Of course horror books are also filled with storms which cut people off from the rest of the world and allow terrible things to run amok.  There are too many to choose from, but one of my more recent favorites is Castaways by Brian Keene.  Click here to see what I had to say about it.  [I also spend a good bit of time breaking down the appeal of this specific novel in Chapter 2 of the new book if you are interested.]

Moving on from physical storms, I want to mention a few of my favorite books with emotional storms.  The Ice Storm by Ricky Moody is still one of the best domestic dramas every written.  Also, last year's The Lonely Polygamist (which I read here) is filled with family drama and some very powerful emotional storms.  I loved it.

Well, there is a start.  What about you? For today's Monday Discussion what are your favorite books which feature a storm? 

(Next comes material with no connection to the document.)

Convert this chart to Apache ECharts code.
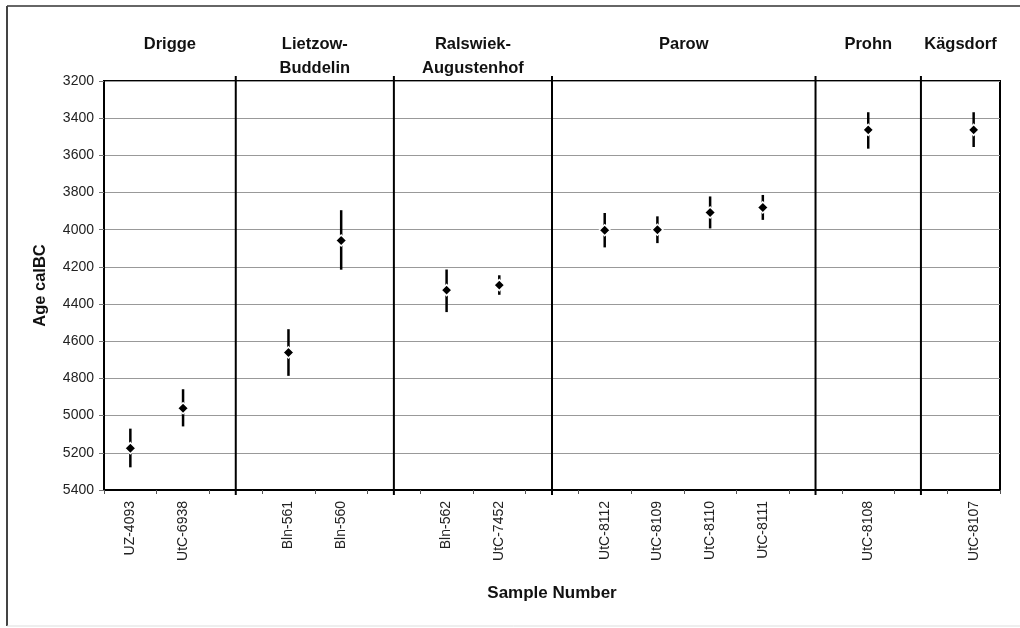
<!DOCTYPE html>
<html>
<head>
<meta charset="utf-8">
<title>Age calBC by sample</title>
<script src="https://cdn.jsdelivr.net/npm/echarts@6/dist/echarts.min.js"></script>
<style>
  html, body { margin: 0; padding: 0; background: #fff; }
  #chart { width: 1020px; height: 628px; }
</style>
</head>
<body>
<div id="chart"></div>
<script>
// samples on the x axis, '' = empty slot used as a site divider
const samples = ['UZ-4093', 'UtC-6938', '', 'Bln-561', 'Bln-560', '', 'Bln-562', 'UtC-7452', '',
  'UtC-8112', 'UtC-8109', 'UtC-8110', 'UtC-8111', '', 'UtC-8108', '', 'UtC-8107']
// calibrated age (calBC) and the range of each date
const ages = [5175, 4960, null, 4660, 4058, null, 4325, 4298, null, 4003, 4000, 3907, 3880, null, 3463, null, 3463]
const rangeYoung = [5070, 4858, null, 4535, 3895, null, 4214, 4245, null, 3910, 3928, 3821, 3813, null, 3368, null, 3368]
const rangeOld = [5278, 5058, null, 4786, 4215, null, 4443, 4350, null, 4095, 4072, 3993, 3947, null, 3564, null, 3555]
// sites and the first / last sample index belonging to each
const sites = ['Drigge', 'Lietzow-\nBuddelin', 'Ralswiek-\nAugustenhof', 'Parow', 'Prohn', 'Kägsdorf']
const siteFirst = [0, 3, 6, 9, 14, 16]
const siteLast = [1, 4, 7, 12, 14, 16]
const yTicks = { min: 3200, max: 5400, step: 200 }

const FONT = 'Arial, "Liberation Sans", sans-serif'
const lastIdx = samples.length - 1

const barData = []
const pointData = []
samples.forEach((s, i) => {
  if (ages[i] == null) return
  barData.push([i, rangeYoung[i], rangeOld[i]])
  pointData.push([i, ages[i]])
})
const dividers = []
samples.forEach((s, i) => { if (s === '') dividers.push([i]) })
const siteData = sites.map((name, k) => {
  const left = Math.max(siteFirst[k] - 1, -0.5)
  const right = Math.min(siteLast[k] + 1, lastIdx + 0.5)
  return [(left + right) / 2, name]
})

const chart = echarts.init(document.getElementById('chart'))
chart.setOption({
  animation: false,
  backgroundColor: '#fff',
  graphic: [
    { type: 'line', shape: { x1: 7, y1: 6, x2: 1020, y2: 6 }, style: { stroke: '#666', lineWidth: 2 } },
    { type: 'line', shape: { x1: 7, y1: 6, x2: 7, y2: 626 }, style: { stroke: '#444', lineWidth: 2 } },
    { type: 'line', shape: { x1: 7, y1: 626, x2: 1020, y2: 626 }, style: { stroke: '#ddd', lineWidth: 1 } }
  ],
  grid: {
    left: 104,
    right: 20,
    top: 81,
    bottom: 138,
    show: true,
    borderColor: '#000',
    borderWidth: 2
  },
  xAxis: [{
    type: 'category',
    data: samples,
    name: 'Sample Number',
    nameLocation: 'middle',
    nameGap: 95,
    nameTextStyle: { fontFamily: FONT, fontWeight: 'bold', fontSize: 17, color: '#111' },
    axisLine: { onZero: false, lineStyle: { color: '#000', width: 2 } },
    axisTick: { show: true, interval: 0, length: 4, lineStyle: { color: '#555' } },
    axisLabel: { interval: 0, rotate: 90, margin: 11, fontFamily: FONT, fontSize: 14, color: '#222' },
    splitLine: { show: false }
  }, {
    type: 'value',
    min: -0.5,
    max: lastIdx + 0.5,
    show: false
  }],
  yAxis: {
    type: 'value',
    inverse: true,
    min: yTicks.min,
    max: yTicks.max,
    interval: yTicks.step,
    name: 'Age calBC',
    nameLocation: 'middle',
    nameGap: 55,
    nameTextStyle: { fontFamily: FONT, fontWeight: 'bold', fontSize: 16.5, color: '#111' },
    axisLine: { show: true, onZero: false, lineStyle: { color: '#000', width: 2 } },
    axisTick: { show: true, length: 5, lineStyle: { color: '#777' } },
    axisLabel: { margin: 10, fontFamily: FONT, fontSize: 14, color: '#222', formatter: v => String(v) },
    splitLine: { lineStyle: { color: '#999', width: 1 } }
  },
  series: [{
    // site dividers
    type: 'custom',
    xAxisIndex: 1,
    clip: false,
    silent: true,
    data: dividers,
    renderItem: (params, api) => {
      const top = api.coord([api.value(0), yTicks.min])
      const bottom = api.coord([api.value(0), yTicks.max])
      return {
        type: 'line',
        shape: { x1: top[0], y1: top[1] - 5, x2: bottom[0], y2: bottom[1] + 5 },
        style: { stroke: '#000', lineWidth: 2 }
      }
    }
  }, {
    // site names above the plot
    type: 'custom',
    xAxisIndex: 1,
    clip: false,
    silent: true,
    data: siteData,
    renderItem: (params, api) => {
      const p = api.coord([api.value(0), yTicks.min])
      return {
        type: 'text',
        x: p[0],
        y: p[1] - 49,
        style: {
          text: siteData[params.dataIndex][1],
          align: 'center',
          verticalAlign: 'top',
          lineHeight: 24,
          fontFamily: FONT,
          fontWeight: 'bold',
          fontSize: 16.5,
          fill: '#111'
        }
      }
    }
  }, {
    // age ranges
    type: 'custom',
    silent: true,
    data: barData,
    renderItem: (params, api) => {
      const a = api.coord([api.value(0), api.value(1)])
      const b = api.coord([api.value(0), api.value(2)])
      return {
        type: 'line',
        shape: { x1: a[0], y1: a[1], x2: b[0], y2: b[1] },
        style: { stroke: '#000', lineWidth: 2.5 }
      }
    },
    z: 3
  }, {
    type: 'scatter',
    data: pointData,
    symbol: 'diamond',
    symbolSize: 11,
    itemStyle: { color: '#000', borderColor: '#fff', borderWidth: 1.5, opacity: 1 },
    z: 4
  }]
})
</script>
</body>
</html>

Click here for the Monday Discussion archive.


Kimberly said...

One of my favorites (besides The Wizard of Oz) is The Weatherman by Steve Thayer. A Vietnam veteran working as a meteorologist is accused of murders that occur during major weather events each season. As the Library Journal review said of the book "...the riveting plot is cloaked in descriptive episodes of weather." As I also like Thayer's book The Leper, I think he's a midlist author whose works should be better known.

John BPL RA said...

The one that jumps to mind immediately is The Perfect Storm by Sebastian Junger. Over the 4th of July weekend I was at a house party in Riverside and the band consisted of folk musicians playing acoustic guitars. Normally I do not like folk music but the river, which ran right through the back yard, had me thinking of boats. I requested the song Wreck of the Edmund Fitzgerald which they played while I stared out over the river. In the song, as in the book, the ship sinks in the end and all the sailors die. It depressed me out of my mind. It was wonderful.

Mike said...


The storm scene in David Copperfield where Ham vainly attempts to save Steerforth is
one of Charles Dickens' best passages of writing. It has often been considered the most memorable
description of a storm in literature.